Serbia’s generation mix remains heavily carbon-intensive, with around 61% lignite, roughly 5% gas, and just over 30% low-carbon sources, primarily hydro. Under current CBAM methodology, default emission factors are applied based on the fossil portion of the exporting system, meaning that most Serbian exports will be treated as high-emission electricity unless explicitly proven otherwise.
At current EU ETS levels, this translates into a significant carbon cost overlay. With allowance prices in the range of €65–95/tCO₂, Serbian electricity exports face an additional burden of approximately €65–95/MWh under a high-emission default case. Even when using a system-average emission factor, the implied carbon cost still ranges between €40–60/MWh.

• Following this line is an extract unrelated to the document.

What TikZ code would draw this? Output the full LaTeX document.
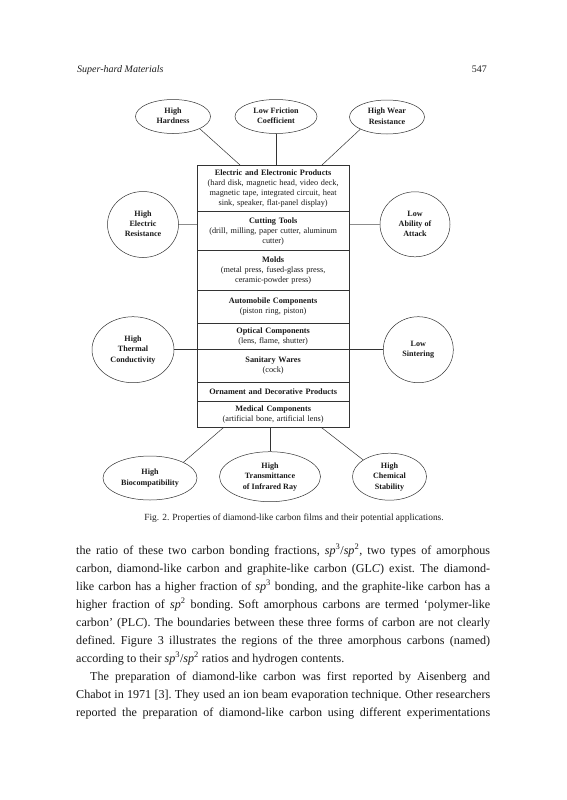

Against regional wholesale prices near €100/MWh, the carbon component is no longer marginal. It can eliminate most export margins for coal-based generation, particularly during normal market conditions. As a result, Serbian exports into EU markets are expected to become increasingly limited to high-price hours, system stress periods, or transactions backed by lower-carbon supply.

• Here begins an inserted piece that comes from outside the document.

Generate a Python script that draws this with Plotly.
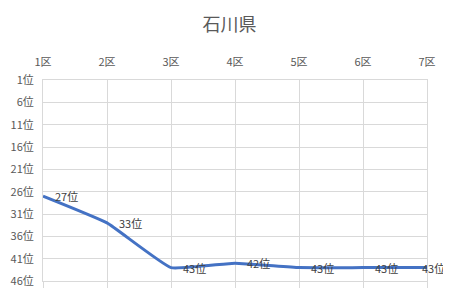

The shift effectively removes the historical advantage of Serbian coal-based generation as a low-cost export source. Instead, electricity trade becomes dependent on carbon-adjusted competitiveness, aligning Serbia’s export economics more closely with EU internal market dynamics.
On the import side, CBAM does not directly apply to electricity entering Serbia. However, the mechanism still exerts upward pressure on import prices through regional market coupling.
Neighbouring EU markets such as Romania and Hungary already reflect full EU ETS carbon pricing in their wholesale power prices. As a result, Serbian import prices are increasingly anchored to carbon-inclusive benchmarks, rather than pure energy costs.
Recent regional price data illustrate this convergence. Romania’s day-ahead market averaged around €114/MWh in 2025, while Serbia’s rolling annual base price on SEEPEX stood close to €99/MWh. As carbon costs become more deeply embedded in neighbouring markets, the import parity price for Serbia is expected to rise structurally.
A simplified pass-through model highlights the scale of the effect. Assuming partial transmission of EU carbon costs into regional prices, Serbian import benchmarks could increase by roughly €15–70/MWh, depending on carbon price levels and market conditions. This reflects indirect carbon pricing rather than a direct CBAM charge, but the economic impact is comparable.
The result is a dual pressure on the Serbian market: exports become less competitive due to carbon costs, while imports become more expensive as neighbouring systems internalise emissions pricing.
Trading strategies across the region are already adapting. The focus is shifting away from straightforward geographical arbitrage toward short-term optimisation, balancing markets and carbon-aware portfolio management. Hourly price spreads, congestion constraints and renewable intermittency are becoming more important drivers of value than average cross-border differentials.
At the same time, CBAM is accelerating demand for traceable low-carbon electricity. Industrial consumers exposed to EU carbon costs are increasingly seeking renewable-backed supply, either through direct power purchase agreements or guarantees of origin. This is beginning to create a premium segment for “CBAM-compliant” electricity, where emissions can be demonstrated and minimised.
For Serbia, this introduces a clear structural signal for investment. Renewable generation, particularly when combined with storage or flexible dispatch, becomes not only a cost-competitive option but also a necessity for maintaining export relevance and supporting industrial competitiveness.
The ability to provide verified low-carbon electricity is emerging as a key differentiator in regional power markets. In contrast, coal-based generation is likely to remain economically viable primarily within the domestic system or in non-EU export corridors where carbon pricing is not yet enforced.
CBAM marks a decisive shift in Southeast Europe’s electricity trading landscape. For Serbia, the transition moves the market from a volume-driven export model toward one defined by carbon-adjusted pricing, portfolio flexibility and emissions transparency, with long-term implications for both trading behaviour and generation investment.